SEPTEMBER 18th, 2006

ISSUE NO.1

Web Review: Zen Guitar

The homepage of zenguitar.com reads:

The Zen Guitar Dojo is the living vision of musician, author, composer and teacher Philip Toshio Sudo. The Zen Guitar Dojo is a place to be.
Based on the spirit and principles of the Japanese dojo, it is a participatory community that seeks to elevate the human spirit through music. The Zen Guitar Dojo is a gathering place for artists who want to explore the possibilities of cyberspace under the umbrella of the Zen Guitar philosophy. Join in!

What brought me to zenguitar.com was a websearch about "First Guitar Lessons." In researching an article for next week's issue of Guitar Pedagogy, I wanted to see what other sites proposed for the first session with a guitar student.
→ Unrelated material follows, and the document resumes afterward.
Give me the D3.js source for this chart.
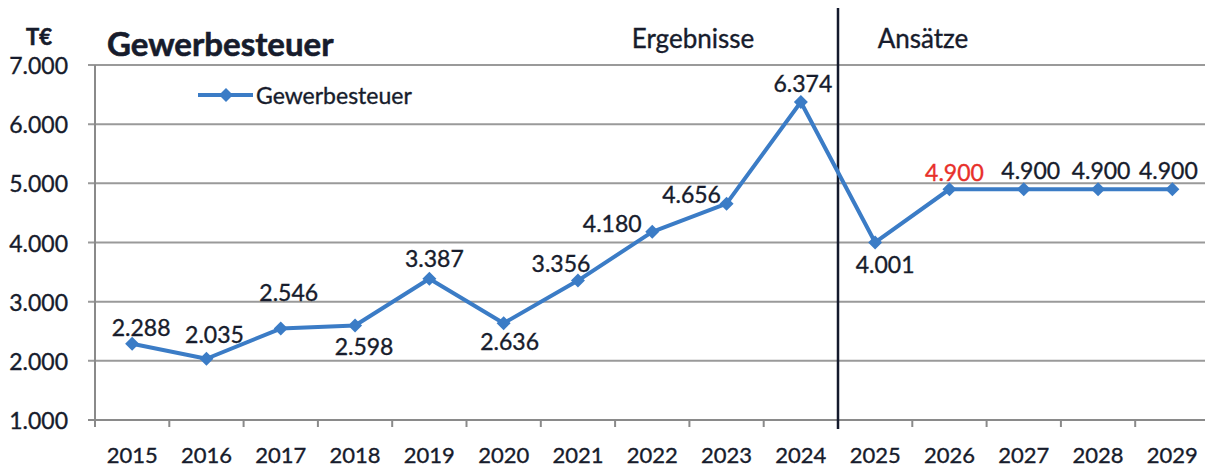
<!DOCTYPE html>
<html>
<head>
<meta charset="utf-8">
<script src="https://cdn.jsdelivr.net/npm/d3@7"></script>
<style>
  body { margin: 0; background: #fff; }
  text { font-family: Lato, "Open Sans", sans-serif; fill: #171c2c; stroke: #171c2c; stroke-width: 0.35px; }
  text.bold { stroke-width: 0.6px; }
</style>
</head>
<body>
<svg id="chart" width="1205" height="468"></svg>
<script>
// data
const years = ['2015', '2016', '2017', '2018', '2019', '2020', '2021', '2022', '2023', '2024', '2025', '2026', '2027', '2028', '2029']
const gewerbesteuer = [2288, 2035, 2546, 2598, 3387, 2636, 3356, 4180, 4656, 6374, 4001, 4900, 4900, 4900, 4900]
const yTicks = [1000, 2000, 3000, 4000, 5000, 6000, 7000]
// label placement next to each point (dx, dy of baseline)
const labelShift = [[9, -8], [8, -16], [8, -28], [9, 30], [5, -12], [6, 27], [-17, -9], [-40, 0], [-35, -1], [2, -10], [10, 31], [5, -8], [7, -10], [3, -10], [-4, -10]]
const highlight = '2026'

const fmt = v => d3.format(',')(v).replace(/,/g, '.')

const svg = d3.select('#chart')
const blue = '#3b7cc6'

const x = d3.scaleBand().domain(years).range([95, 1209.5])
const y = d3.scaleLinear().domain([1000, 7000]).range([420, 65])

// grid
svg.append('g')
    .selectAll('line')
    .data(yTicks.slice(1))
    .join('line')
    .attr('x1', 88).attr('x2', 1205)
    .attr('y1', d => y(d)).attr('y2', d => y(d))
    .attr('stroke', '#9a9a9a')
    .attr('stroke-width', 2)

// x axis line + ticks
svg.append('line')
    .attr('x1', 88).attr('x2', 1205)
    .attr('y1', y(1000)).attr('y2', y(1000))
    .attr('stroke', '#8a8a8a').attr('stroke-width', 2)

svg.append('line')
    .attr('x1', 95).attr('x2', 95)
    .attr('y1', y(7000)).attr('y2', y(1000) + 7)
    .attr('stroke', '#8a8a8a').attr('stroke-width', 2)

svg.append('g')
    .selectAll('line')
    .data(years.slice(1))
    .join('line')
    .attr('x1', d => x(d)).attr('x2', d => x(d))
    .attr('y1', y(1000)).attr('y2', y(1000) + 7)
    .attr('stroke', '#8a8a8a').attr('stroke-width', 2)

// y labels
svg.append('g')
    .selectAll('text')
    .data(yTicks)
    .join('text')
    .attr('x', 68)
    .attr('y', d => y(d) + 9)
    .attr('text-anchor', 'end')
    .style('font-size', '23px')
    .text(fmt)

// x labels
svg.append('g')
    .selectAll('text')
    .data(years)
    .join('text')
    .attr('x', d => x(d) + x.bandwidth() / 2)
    .attr('y', 463)
    .attr('text-anchor', 'middle')
    .style('font-size', '22px')
    .text(d => d)

// divider between Ergebnisse and Ansätze
svg.append('line')
    .attr('x1', x('2025')).attr('x2', x('2025'))
    .attr('y1', 8).attr('y2', 429)
    .attr('stroke', '#141a2c').attr('stroke-width', 2.5)

svg.append('text')
    .attr('x', 693).attr('y', 48)
    .attr('text-anchor', 'middle')
    .style('font-size', '26px')
    .text('Ergebnisse')

svg.append('text')
    .attr('x', 923).attr('y', 48)
    .attr('text-anchor', 'middle')
    .style('font-size', '26px')
    .text('Ansätze')

// titles
svg.append('text')
    .attr('class', 'bold')
    .attr('x', 39).attr('y', 45)
    .attr('text-anchor', 'middle')
    .style('font-size', '22px')
    .style('font-weight', 'bold')
    .text('T€')

svg.append('text')
    .attr('class', 'bold')
    .attr('x', 107).attr('y', 56)
    .style('font-size', '33px')
    .style('font-weight', 'bold')
    .text('Gewerbesteuer')

// line
const pts = years.map((d, i) => ({ year: d, value: gewerbesteuer[i], shift: labelShift[i] }))
const cx = d => x(d.year) + x.bandwidth() / 2

svg.append('path')
    .datum(pts)
    .attr('fill', 'none')
    .attr('stroke', blue)
    .attr('stroke-width', 4)
    .attr('stroke-linejoin', 'round')
    .attr('d', d3.line().x(cx).y(d => y(d.value)))

// square diamond marker
const r = 7
const diamond = `M0,${-r}L${r},0L0,${r}L${-r},0Z`

svg.append('g')
    .selectAll('path')
    .data(pts)
    .join('path')
    .attr('d', diamond)
    .attr('transform', d => `translate(${cx(d)},${y(d.value)})`)
    .attr('fill', blue)

svg.append('g')
    .selectAll('text')
    .data(pts)
    .join('text')
    .attr('x', d => cx(d) + d.shift[0])
    .attr('y', d => y(d.value) + d.shift[1])
    .attr('text-anchor', 'middle')
    .style('font-size', '23px')
    .style('fill', d => d.year === highlight ? '#e8302a' : null)
    .style('stroke', d => d.year === highlight ? '#e8302a' : null)
    .text(d => fmt(d.value))

// legend
const lg = svg.append('g')
lg.append('line')
    .attr('x1', 198).attr('x2', 253)
    .attr('y1', 95).attr('y2', 95)
    .attr('stroke', blue).attr('stroke-width', 4)
lg.append('path')
    .attr('d', diamond)
    .attr('transform', 'translate(226,95)')
    .attr('fill', blue)
lg.append('text')
    .attr('x', 256).attr('y', 104)
    .style('font-size', '23px')
    .text('Gewerbesteuer')
</script>
</body>
</html>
I stumbled the highlight of The Zen Guitar Dojo: the "Lessons" page.

From Tiny Guitar Flea to Zen Guitar Master

Clearly, zenguitar.com was conceived as an open forum in which contributors would offer suggestions for how to reach guitar enlightenment. Each article would be catalogued according to difficulty, and after enough articles arrived, they could be organized and compiled into a Zen Guitar method that would start at beginner level and advance all the way to Zen Guitar master.

The Reality of Zen in Cyberspace

Unfortunately, the contributions are not always up to speed. Each entry is still marked according to its difficulty, but this entry appears to be arbitrary (apparently selected by the contributor). Worse than that is the fact that the "lessons" are often unfocused and even, in some cases, out of place (like "Four Steps to Improvisation," by Louis Greene, which just instructs the reader to learn scales and arpeggios; what's so Zen about that?). A few seem to be honest attempts at teaching the guitar in a relaxed, vaguely "zen" kind of way. "Including the Other Hand," by Velma The Fischwire, is actually a nice article about hand coordination and practicing (although it's clearly cut and pasted from another source, as she talks about "last month" and "this month"). Unfortunately, most of the other articles fall in the range of the sappy jam-band guitarist who just wants to "get really out there, man." There are occasionally some interesting suggestions, but they are never really followed through.

Ah! Master has hidden the stone elsewhere!

Perhaps the most valuable thing about the "Lessons" page is that it makes a great link site to other useful guitar articles. Some authors, like Justin Sandercoe, pitch their own sites, while others give tips about things they've seen elsewhere. It beats going to a link site and sifting through the "500 Best Guitar Solo Sites on the Web."

The Really Good Stuff is in Our DVD...

In addition to "lessons" about playing the guitar, the site explores other "possibilities of cyberspace." Like, uh...marketing, for example. Indeed, I was disappointed to see how much of the website is nothing more than an advertisement for the publications and recordings of recently deceased guitar guru Philip Toshio Sudo.

The Bach of Zen Guitar Mastery

Apparently, Sudo's major contribution to the music world is a composition called "One Sound One Song," a piece which

"consists of 12 basic themes that can be woven together organically, depending on [the] mood of the player and the moment, and played for any length of time."

The piece is also apparently a learning tool, a new-age "Well-Tempered Clavier" for the guitar, if you will, since each of the 12 twelve themes focuses on a different aspect of guitar playing.

Don't Sweat the Content, Young Pupil

On reading this, I'm intrigued; if nothing else, it could be a really interesting improv piece. Unfortunately, The Zen Guitar Dojo doesn't seem to have much more to offer - the link to hear a sample brings me to the page for one of Sudo's recordings, but there's no audio sample there. Another link brings me back where I was...Hmm.

It's Only Hypothetical...

Then I notice some troubling grammatical formations: the article on "One Sound One Song" keeps saying Zen Guitar could do this and could do that. It's starting to look more like a grant proposal than a finished product.

The End is at the Beginning

After all this I return to the "Lessons" page, which greets me like a breath of fresh air. After wading through a couple of duds like "In Tune With Yourself" and "How to Play Sexy," I find a link to Steve Vai's website, and find true happiness.